Еще дальше это отстояло от маоистских «больших скачков» и «культурных революций». Вместо массовых кампаний, призванных заставить каждого принимать или хотя бы озвучивать официальную идеологию, существовало общее понимание, что людям позволено жить собственной жизнью и иметь собственные взгляды при условии, что они не бросают открытый вызов системе. Рыночные элементы в венгерском сельском хозяйстве обеспечили ему относительную успешность, по крайней мере по сравнению с другими коммунистическими странами. Эти и другие изменения экономической системы были результатом упорной работы венгерских реформаторов. Сам Кадар не был движущей силой перемен, но и не мешал им [810]. Он вел очень скромный образ жизни по сравнению не только с другими коммунистическими лидерами, но и с имевшимися у него возможностями, и по оставшейся с детства деревенской привычке держал на дворе своего дома кур. В отличие от своего основного предшественника на посту лидера венгерских коммунистов Матьяша Ракоши Кадар полностью исключал любые проявления культа личности [811].
Венгрию при Кадаре часто называли «самым довольным бараком в лагере» (отсылка к коммунистическом лагерю восточноевропейских стран советского блока). Говорить о том, что «довольна» была целая страна, является некоторым преувеличением, и это определение никак не подходит для описания отношения людей к самому Кадару. Более того, в некоторые периоды в Польше и в 1968 году в Чехословакии свобод было больше. Однако на протяжении длительного периода времени Венгрия была наименее подверженным репрессиям бараком лагеря. Отношение венгерских граждан к Кадару претерпело разительную перемену. С 1956 года и вплоть до конца 50-х его считали предателем родины, человеком Москвы, перед которым стояла задача «восстановить порядок» в Венгрии после подавления революции. Со временем к нему стали относиться как к «меньшему злу» по сравнению с другими вариантами развития событий в стране, которые могли бы воплотиться с учетом влияния Москвы. Это переросло в скупое уважение — если не больше. После кончины Кадара в 1989 году на его похороны собралось более ста тысяч человек. Еще примечательнее то, что десятилетие спустя (когда Венгрия уже десять лет как стала посткоммунистическим демократическим государством), по данным нескольких опросов общественного мнения, «величайшим венгром двадцатого столетия» стал мрачноватый и негероический Кадар [812]. Не будучи либеральным демократом, Кадар был далек и от диктаторских замашек образца румынского Чаушеску — коммунистического властелина, которого на Западе уважали больше за периодические отклонения от советского внешнеполитического курса.
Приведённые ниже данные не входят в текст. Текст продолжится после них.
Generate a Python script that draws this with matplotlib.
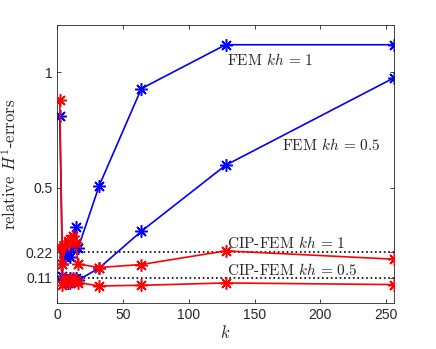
import matplotlib
matplotlib.use("Agg")
import matplotlib.pyplot as plt

plt.rcParams['mathtext.fontset'] = 'cm'
plt.rcParams['axes.unicode_minus'] = False

k = [2, 4, 6, 8, 10, 12, 14, 16, 32, 64, 128, 256]
fem_kh1 = [0.81, 0.17, 0.20, 0.22, 0.20, 0.25, 0.33, 0.24, 0.51, 0.93, 1.12, 1.12]
fem_kh05 = [0.245, 0.12, 0.10, 0.09, 0.11, 0.10, 0.11, 0.10, 0.153, 0.312, 0.598, 0.977]
cip_kh1 = [0.88, 0.17, 0.25, 0.27, 0.28, 0.29, 0.26, 0.17, 0.155, 0.168, 0.227, 0.191]
cip_kh05 = [0.245, 0.08, 0.11, 0.10, 0.09, 0.11, 0.10, 0.09, 0.075, 0.078, 0.088, 0.081]
ref_levels = [0.22, 0.11]
xticks = [0, 50, 100, 150, 200, 250]
yticks = [0.11, 0.22, 0.5, 1]
ytick_labels = ['0.11', '0.22', '0.5', '1']
labels = [("FEM $kh\\,=\\,1$", 129, 1.056), ("FEM $kh\\,=\\,0.5$", 171, 0.685),
          ("CIP-FEM $kh\\,=\\,1$", 129, 0.263), ("CIP-FEM $kh\\,=\\,0.5$", 129, 0.146)]

fig = plt.figure(figsize=(4.36, 3.49), dpi=100)
ax = fig.add_axes([0.131, 0.131, 0.773, 0.797])

for lv in ref_levels:
    ax.plot([0, 256], [lv, lv], linestyle=':', color='black', linewidth=1.2, zorder=1)

mk = dict(marker=(8, 2, 0), markersize=9, markeredgewidth=1.1, linewidth=1.2)
ax.plot(k, fem_kh1, color='#0000ff', **mk, zorder=2)
ax.plot(k, fem_kh05, color='#0000ff', **mk, zorder=2)
ax.plot(k, cip_kh1, color='#ff0000', **mk, zorder=3)
ax.plot(k, cip_kh05, color='#ff0000', **mk, zorder=3)

for txt, x, y in labels:
    ax.text(x, y, txt, fontsize=11, family='cmr10', va='center', ha='left', color='#262626')

ax.set_xlim(0, 256)
ax.set_ylim(0, 1.205)
ax.set_xticks(xticks)
ax.set_yticks(yticks)
ax.set_yticklabels(ytick_labels)
ax.tick_params(direction='in', top=True, right=True, labelsize=10, colors='#262626',
               length=3, width=0.6)
for lbl in ax.get_xticklabels() + ax.get_yticklabels():
    lbl.set_family('Liberation Sans')
for s in ax.spines.values():
    s.set_color('#262626')
    s.set_linewidth(0.6)
ax.set_xlabel('$k$', fontsize=12, color='#262626', labelpad=1)
ax.set_ylabel('relative $H^1$-errors', fontsize=12, family='cmr10', color='#262626', labelpad=4)

fig.savefig('out.png', dpi=100)
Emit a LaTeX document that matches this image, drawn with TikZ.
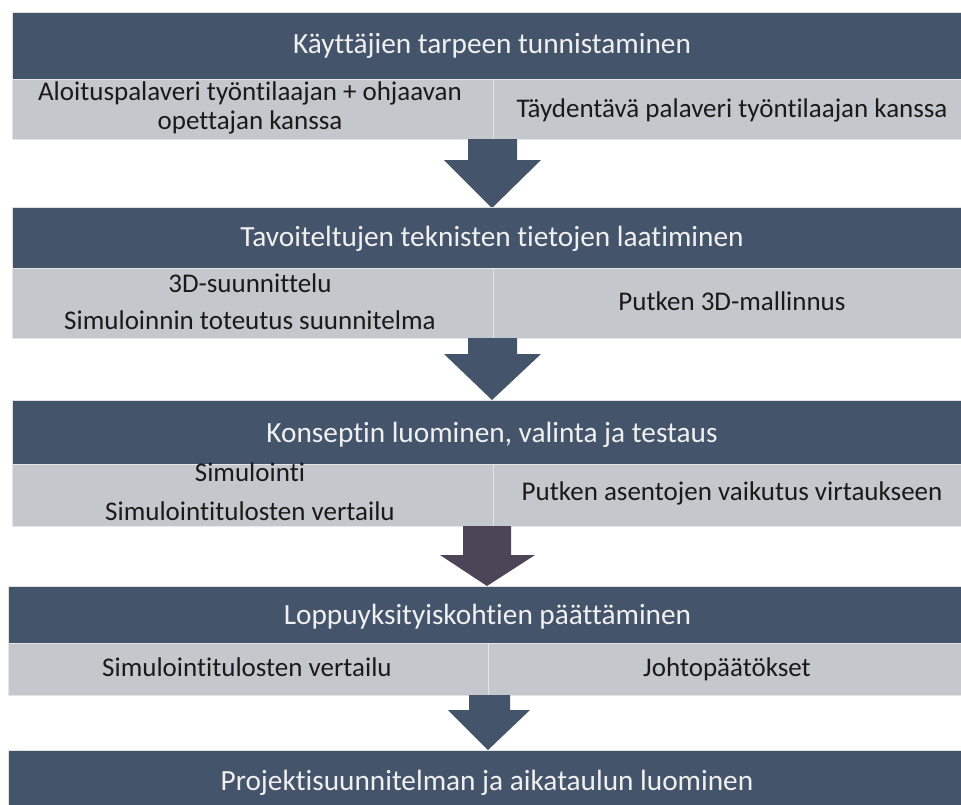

Для кубинского коммунизма была характерна энергичная националистическая составляющая, приближающая его скорее к антиколониальному коммунизму азиатских стран, чем к коммунизму правящих партий в Восточной Европе. Патриотический аспект был, безусловно, важен для Кастро, который, как отмечалось в главе 5, на момент своего прихода к власти в качестве лидера революционной борьбы в 1959 году еще не стал коммунистом. Его героем был Хосе Марти, не только боровшийся против испанского колониального режима, но и предупреждавший об опасности прихода на смену последнему менее формального господства Соединенных Штатов. В 1961 году Кастро включил коммунистов в состав своего революционного «Движения 26 июля». Понадобилось совсем немного времени, чтобы стремление к социальной справедливости и антикапиталистический настрой в сочетании с огромными экономическими трудностями страны, где крупный бизнес был либо национализирован, либо самоликвидировался, побудили Кастро перейти к ортодоксальному (и, следовательно, жестко авторитарному) коммунистическому экономическому и политическому строю. В 1963 году Куба была официально признана частью мирового коммунистического движения.
К моменту, когда в 2008 году пошатнувшееся здоровье заставило Кастро передать руководство страной своему брату Раулю, он находился у власти уже на протяжении полувека. Такое политическое долголетие было в значительной мере обусловлено привлекательностью его личности, но в то же время и выбором характерных для коммунистической системы институтов (с их испытанными инструментами контроля). Кроме того, большую роль сыграла контрпродуктивная политика Соединенных Штатов. За первоначальными попытками свержения режима Кастро последовал курс на изоляцию и подрыв изнутри, что позволило Фиделю взывать к патриотическим чувствам кубинцев и поддерживать в них ментальность осадного положения [813].